Выбрать главу

Третьим был ответственный работник, заместитель директора автобазы, солидный, с хорошей сединой, Кирилл Петрович Саенко. У него разлилась отчего-то желчь, и темное украинское лицо его стало зеленым, а белки глаз желтыми. Вчера ему переливали кровь, готовили к операции. «Вас, — сказала старушка-профессор, — на лапороскопию». Кирилл Петрович никогда в жизни не болел и теперь всего боялся — уколов, переливания крови и тем более этой непонятной лапороскопии. «Что это такое, профессор?» — спросил он и жалобно посмотрел желтыми глазами на старушку. «Поглядим вашу печенку, сделаем дырку в брюхе, подкачаем и поглядим на печенку». — «О, господи», — простонал ответработник Кирилл Петрович.

К Александру Ивановичу старуха обращалась по-другому. «Дела ваши, коллега, прямо скажем… однако же dum spiro, spero, коллега». Она почему-то была уверена, что Александр Иванович — ее коллега и старалась говорить с ним иначе, чем с другими, даже с применением латыни. Возможно, ее мягкость по отношению к Александру Ивановичу объяснялась его безнадежным положением. Сперва думали оперировать Александра Ивановича, но потом установили, что его сердечная мышца износилась настолько, что операция помочь тут не может. Мышца была как половая тряпка, вот-вот перестанет сокращаться, кое-как поддерживали ее уколами и ждали конца. Туманно объяснили все это и Александру Ивановичу, но он все знал, потому что лучше врачей чувствовал свою мышцу. Дома, когда ему стало плохо, еще там он понял, что пришел конец. Чего никогда еще не было с ним, он почувствовал, что не хочет больше жить, устал. «Я устал жить, — сказал он своим домашним, — и хочу спокойно умереть дома». Но домашние, жена, взрослые сыновья, позаботились и положили его в больницу. Dum spiro, spero, пока дышу — надеюсь. Но и перед старушкой-профессором Александр Иванович молчал. Когда ей докладывала лечащая красавица, он про себя, в слабом сознании, подставлял другие слова. Больной такой-то, лежит по поводу того-то, поступил тогда-то, жалуется на то-то и так далее. Александр же Иванович подставлял вместо этих слов другие. Порода такая-то, масть такая-то, длина ушей такая-то и так далее. Это отвлекало немного. Он устал жить, все разлюбил, а вот юмор еще теплился. И конечно же, если бы можно, о, если бы можно, то он пожил бы еще! Пожил. Но… ударить по стеклу, закричать благим матом, заплакать жалобно — все теперь ни к чему. Он хочет жить, но он устал.

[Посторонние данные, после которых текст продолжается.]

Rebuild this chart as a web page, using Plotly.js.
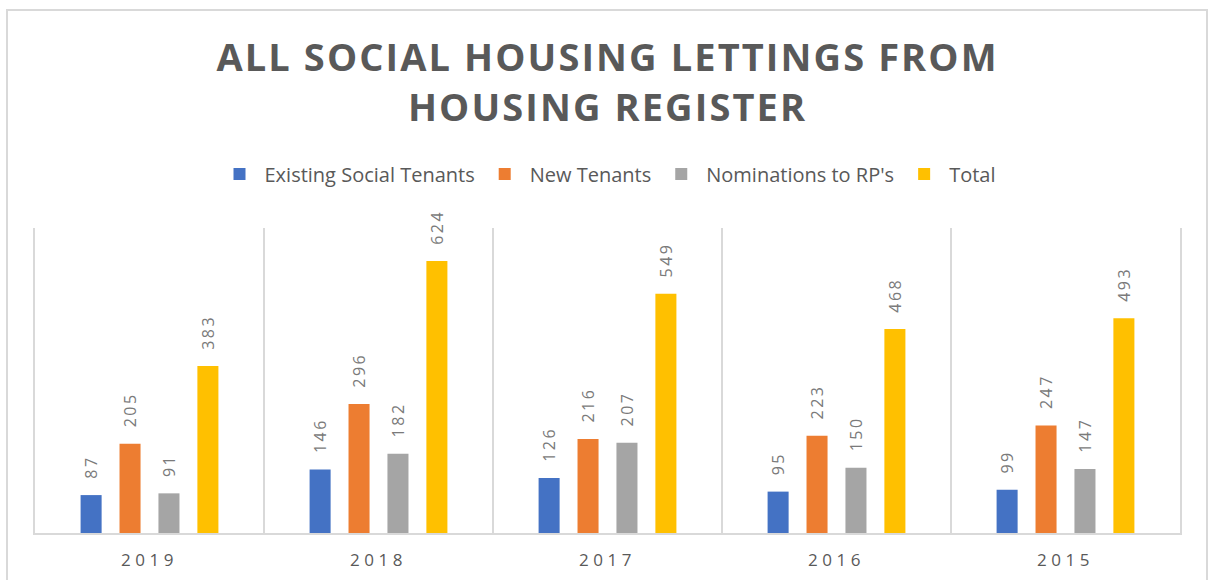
<!DOCTYPE html>
<html>
<head>
<meta charset="utf-8">
<script src="https://cdn.plot.ly/plotly-3.0.1.min.js"></script>
<style>
  html, body { margin: 0; padding: 0; background: #ffffff; }
  #wrap { position: relative; width: 1214px; height: 580px; overflow: hidden; }
  #chart { position: absolute; left: 0; top: 0; width: 1214px; height: 580px; }
  #frame { position: absolute; left: 6px; top: 9px; width: 1202px; height: 600px;
           border: 2px solid #d9d9d9; pointer-events: none; box-sizing: border-box; }
</style>
</head>
<body>
<div id="wrap">
  <div id="chart"></div>
  <div id="frame"></div>
</div>
<script>
const years = ["2019", "2018", "2017", "2016", "2015"];
const seriesNames = ["Existing Social Tenants", "New Tenants", "Nominations to RP's", "Total"];
const existingSocialTenants = [87, 146, 126, 95, 99];
const newTenants = [205, 296, 216, 223, 247];
const nominationsToRPs = [91, 182, 207, 150, 147];
const total = [383, 624, 549, 468, 493];
const colors = ["#4472C4", "#ED7D31", "#A5A5A5", "#FFC000"];

const values = [existingSocialTenants, newTenants, nominationsToRPs, total];
const spaced = s => '<span style="letter-spacing:4.5px">' + s + '</span>';

const traces = values.map((v, i) => ({
  type: "bar",
  name: seriesNames[i],
  x: years,
  y: v,
  marker: { color: colors[i] },
  text: v.map(n => '<span style="letter-spacing:2.5px">\u00a0\u00a0' + n + '</span>'),
  textposition: "outside",
  textangle: -90,
  constraintext: "none",
  cliponaxis: false,
  textfont: { family: "Open Sans, sans-serif", size: 16, color: "#7a7a7a" },
  hoverinfo: "x+y+name"
}));

const layout = {
  width: 1214,
  height: 580,
  paper_bgcolor: "#ffffff",
  plot_bgcolor: "#ffffff",
  margin: { l: 35, r: 34, t: 228, b: 47 },
  title: {
    text: '<span style="letter-spacing:2.1px">ALL SOCIAL HOUSING LETTINGS FROM<br>HOUSING REGISTER</span>',
    font: { family: "Open Sans, sans-serif", size: 38, color: "#595959", weight: "bold" },
    x: 0.5,
    xanchor: "center",
    xref: "paper",
    y: 0.877,
    yanchor: "top",
    yref: "container"
  },
  barmode: "group",
  bargap: 0.32,
  bargroupgap: 0.46,
  showlegend: true,
  legend: {
    orientation: "h",
    x: 0.5,
    xanchor: "center",
    y: 1 - 174 / 580,
    yanchor: "middle",
    yref: "container",
    itemwidth: 40,
    font: { family: "Open Sans, sans-serif", size: 20, color: "#595959" },
    traceorder: "normal"
  },
  xaxis: {
    type: "category",
    tickmode: "array",
    tickvals: years,
    ticktext: years.map(spaced),
    tickson: "boundaries",
    ticks: "",
    showgrid: true,
    gridcolor: "#d9d9d9",
    gridwidth: 2,
    showline: true,
    linecolor: "#d9d9d9",
    linewidth: 2,
    tickfont: { family: "Open Sans, sans-serif", size: 17, color: "#595959" },
    ticklabelstandoff: 11,
    fixedrange: true
  },
  yaxis: {
    range: [0, 700],
    showticklabels: false,
    showgrid: false,
    zeroline: false,
    showline: true,
    mirror: true,
    linecolor: "#d9d9d9",
    linewidth: 2,
    ticks: "",
    fixedrange: true
  }
};

Plotly.newPlot("chart", traces, layout, { displayModeBar: false, staticPlot: false });
</script>
</body>
</html>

Молоденькие сестры, разносившие назначенное питье да таблетки, да ставившие градусники, да делавшие уколы, к Александру Ивановичу относились равнодушно. Он также старался не замечать их, хотя другой раз исподтишка, как бы из-за угла, замечал все же и сверкание глаз, и сверкание тугих икр под мини-халатами. Все это он помнил еще слишком хорошо. И горько, и безутешно было на душе. Одна только нянечка, расплывшаяся, но румяная тетя Нюра — ни с какой стороны никогда раньше они не интересовали его — только тетя Нюра поддерживала в нем дух, только к ней одной он был расположен. Обращалась тетя Нюра к Александру Ивановичу по имени-отчеству, знала о его близком конце и, может, единственная на свете сочувствовала ему искренно, уводила его, как могла, от ненужных мыслей. «Э, — скажет она, — ты дюже не скучай, Александр Иванович, мы с тобой ишшо пожить должны». Александр Иванович улыбнется — до улыбок ли тут? — и скажет: «Ничего, Нюра, ничего веселого у меня не осталось». — «Не верь ты, Александр Иванович, никому, — опять скажет тетя Нюра, — а дюжей всего докторам не верь, живи себе и не думай плохо». — «Спасибо, Нюра».

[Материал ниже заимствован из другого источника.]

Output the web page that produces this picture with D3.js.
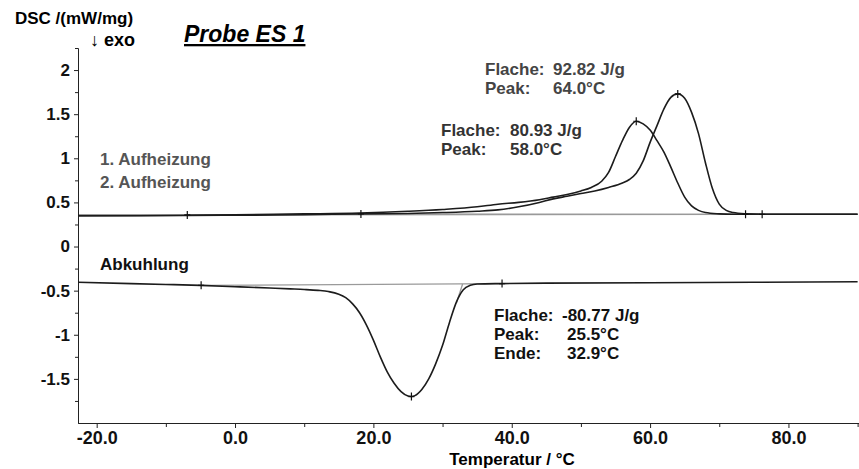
<!DOCTYPE html>
<html>
<head>
<meta charset="utf-8">
<script src="https://cdn.jsdelivr.net/npm/d3@7"></script>
<style>
  body { margin: 0; background: #fff; }
  svg { display: block; }
  .ylab text { font: bold 17px "Liberation Sans", Arial, sans-serif; fill: #111; }
  .xlab text { font: bold 18px "Liberation Sans Narrow", "Arial Narrow", sans-serif; fill: #111; }
  .axis path, .axis line { stroke: #222; stroke-width: 1; }
  .note { font: bold 17px "Liberation Sans", Arial, sans-serif; }
</style>
</head>
<body>
<div id="chart"></div>
<script>
var width = 859, height = 469;

// 1. Aufheizung (peak 58.0 C)
var heat1Temp = [-22.7, -15, -7, 0, 10, 18, 25, 30, 35, 38, 41, 44, 46, 48, 50, 51.5, 53, 54, 55, 56, 57, 58, 59, 60, 61, 62, 63, 64, 65, 66, 67, 68, 70, 72, 74, 80, 90];
var heat1Dsc  = [0.35, 0.352, 0.355, 0.36, 0.37, 0.38, 0.40, 0.42, 0.45, 0.48, 0.50, 0.53, 0.56, 0.59, 0.63, 0.67, 0.74, 0.84, 1.02, 1.2, 1.35, 1.42, 1.39, 1.32, 1.2, 1.07, 0.9, 0.72, 0.56, 0.46, 0.41, 0.385, 0.37, 0.365, 0.365, 0.365, 0.365];

// 2. Aufheizung (peak 64.0 C)
var heat2Temp = [-22.7, -15, -7, 0, 10, 18, 25, 30, 35, 38, 41, 44, 46, 48, 50, 52, 54, 56, 57, 58, 59, 60, 61, 62, 63, 64, 65, 66, 67, 68, 69, 70, 71, 72, 74, 76, 80, 90];
var heat2Dsc  = [0.35, 0.35, 0.352, 0.355, 0.36, 0.37, 0.375, 0.385, 0.40, 0.415, 0.45, 0.50, 0.54, 0.57, 0.60, 0.63, 0.67, 0.72, 0.76, 0.83, 0.97, 1.18, 1.37, 1.56, 1.69, 1.73, 1.68, 1.52, 1.28, 0.95, 0.66, 0.48, 0.41, 0.385, 0.37, 0.365, 0.365, 0.365];

// Abkuhlung (peak 25.5 C)
var coolTemp = [-22.7, -15, -10, -5, 0, 5, 8, 10, 12, 13.5, 15, 16, 17, 18, 19, 20, 21, 22, 23, 24, 25, 25.5, 26, 27, 28, 29, 30, 31, 32, 33, 34, 35, 38.6, 45, 60, 75, 90];
var coolDsc  = [-0.405, -0.42, -0.43, -0.44, -0.455, -0.47, -0.48, -0.487, -0.497, -0.51, -0.54, -0.58, -0.65, -0.75, -0.89, -1.06, -1.25, -1.42, -1.55, -1.645, -1.695, -1.70, -1.69, -1.62, -1.50, -1.33, -1.12, -0.86, -0.63, -0.49, -0.44, -0.425, -0.42, -0.415, -0.41, -0.405, -0.40];

// integration baselines and onset tangent [T, value]
var baseHeat1 = [[-6.9, 0.358], [73.8, 0.365]];
var baseHeat2 = [[18.2, 0.37], [76.2, 0.365]];
var baseCool  = [[-4.9, -0.44], [38.6, -0.42]];
var tangentCool = [[32.0, -0.64], [32.9, -0.425]];

// evaluation markers
var markers = [[-6.9, 0.358], [18.2, 0.37], [73.8, 0.365], [76.2, 0.365], [58.0, 1.42], [64.0, 1.73],
               [-4.9, -0.44], [38.6, -0.42], [25.5, -1.70]];

var yMajor = [-1.5, -1, -0.5, 0, 0.5, 1, 1.5, 2];
var yMinor = [-1.75, -1.25, -0.75, -0.25, 0.25, 0.75, 1.25, 1.75, 2.25];
var xMajor = [-20, 0, 20, 40, 60, 80];
var xMinor = [-10, 10, 30, 50, 70, 90];

var svg = d3.select("#chart").append("svg")
  .attr("width", width)
  .attr("height", height);

var x = d3.scaleLinear().domain([-22.7, 90.2]).range([78, 859]);
var y = d3.scaleLinear().domain([-2.0, 2.25]).range([423, 48]);

// axes
svg.append("g")
  .attr("class", "axis")
  .attr("transform", "translate(78,0)")
  .call(d3.axisLeft(y).tickValues(yMinor).tickSize(3).tickSizeOuter(0).tickFormat(""));
svg.append("g")
  .attr("class", "axis ylab")
  .attr("transform", "translate(78,0)")
  .call(d3.axisLeft(y).tickValues(yMajor).tickSize(4).tickSizeOuter(0).tickPadding(4)
    .tickFormat(function (d) { return String(d); }));

svg.append("g")
  .attr("class", "axis")
  .attr("transform", "translate(0,423)")
  .call(d3.axisBottom(x).tickValues(xMinor).tickSize(4).tickSizeOuter(0).tickFormat(""));
svg.append("g")
  .attr("class", "axis xlab")
  .attr("transform", "translate(0,423)")
  .call(d3.axisBottom(x).tickValues(xMajor).tickSize(5).tickSizeOuter(0).tickPadding(3)
    .tickFormat(function (d) { return d.toFixed(1); }));

// baselines
var straight = d3.line().x(function (d) { return x(d[0]); }).y(function (d) { return y(d[1]); });
[baseHeat1, baseHeat2, baseCool, tangentCool].forEach(function (b) {
  svg.append("path")
    .attr("d", straight(b))
    .attr("fill", "none")
    .attr("stroke", "#9a9a9a")
    .attr("stroke-width", 1.3);
});

// curves
var curve = d3.line()
  .x(function (d) { return x(d[0]); })
  .y(function (d) { return y(d[1]); })
  .curve(d3.curveMonotoneX);

[[heat1Temp, heat1Dsc], [heat2Temp, heat2Dsc], [coolTemp, coolDsc]].forEach(function (s) {
  svg.append("path")
    .datum(d3.zip(s[0], s[1]))
    .attr("d", curve)
    .attr("fill", "none")
    .attr("stroke", "#1c1c1c")
    .attr("stroke-width", 1.6);
});

// markers
svg.selectAll(".mk")
  .data(markers)
  .enter().append("path")
  .attr("class", "mk")
  .attr("d", function (d) {
    var px = x(d[0]), py = y(d[1]);
    return "M" + (px - 3) + "," + py + "H" + (px + 3) + "M" + px + "," + (py - 4) + "V" + (py + 4);
  })
  .attr("stroke", "#111")
  .attr("stroke-width", 1.2);

// titles
svg.append("text")
  .attr("x", 15).attr("y", 24)
  .style("font", "bold 17px 'Liberation Sans', Arial, sans-serif")
  .text("DSC /(mW/mg)");
svg.append("text")
  .attr("x", 90).attr("y", 46)
  .style("font", "bold 18px 'Liberation Sans', Arial, sans-serif")
  .text("\u2193 exo");
svg.append("text")
  .attr("x", 184).attr("y", 42)
  .style("font", "italic bold 23px 'Liberation Sans', Arial, sans-serif")
  .style("text-decoration", "underline")
  .text("Probe ES 1");

svg.append("text")
  .attr("x", 512).attr("y", 465)
  .attr("text-anchor", "middle")
  .style("font", "bold 17px 'Liberation Sans Narrow', 'Arial Narrow', sans-serif")
  .text("Temperatur / \u00b0C");

// annotations
function note(x0, y0, rows, color, valOffset) {
  rows.forEach(function (r, i) {
    var t = svg.append("text").attr("class", "note").attr("y", y0 + i * 19).style("fill", color);
    t.append("tspan").attr("x", x0).text(r[0]);
    t.append("tspan").attr("x", x0 + (r[2] || valOffset)).text(r[1]);
  });
}
note(485, 75, [["Flache:", "92.82 J/g"], ["Peak:", "64.0\u00b0C"]], "#444", 68);
note(441, 136, [["Flache:", "80.93 J/g"], ["Peak:", "58.0\u00b0C"]], "#333", 69);
note(494, 321, [["Flache:", "-80.77 J/g", 68], ["Peak:", "25.5\u00b0C", 73], ["Ende:", "32.9\u00b0C", 73]], "#111", 68);

svg.append("text").attr("class", "note").attr("x", 100).attr("y", 165).style("fill", "#555").text("1. Aufheizung");
svg.append("text").attr("class", "note").attr("x", 100).attr("y", 188).style("fill", "#555").text("2. Aufheizung");
svg.append("text").attr("class", "note").attr("x", 100).attr("y", 270).style("fill", "#111").text("Abkuhlung");
</script>
</body>
</html>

Ах, ты гос-споди, прости меня, раба твоего, Христа-спасителя, в богородицу, спасибо, милая… Ах, Нюра. Александр Иванович закрыл глаза. На бледном скуластом лице его, на крупной лысине ничего не осталось живого, только черные, как будто два жука сидело, мохнато топорщились брови. Когда еще бегал, жил еще, подкрасил специальной краской свои мохнатые, давно уже поседевшие брови. Он не носил ни бороды, ни усов, чисто выбривался, на голове тоже остались по краям только пепельные косички, и вся сила Александра Ивановича содержалась в мощных бровях, в особенности когда он красил их в черный цвет, а вся живость и обаяние — конечно, в быстрых, умных, молодых глазах. Теперь глаз не было видно, он прикрыл их, да и померкли они порядком в последние дни, теперь только брови могуче топорщились над крупной бледностью лба и лица.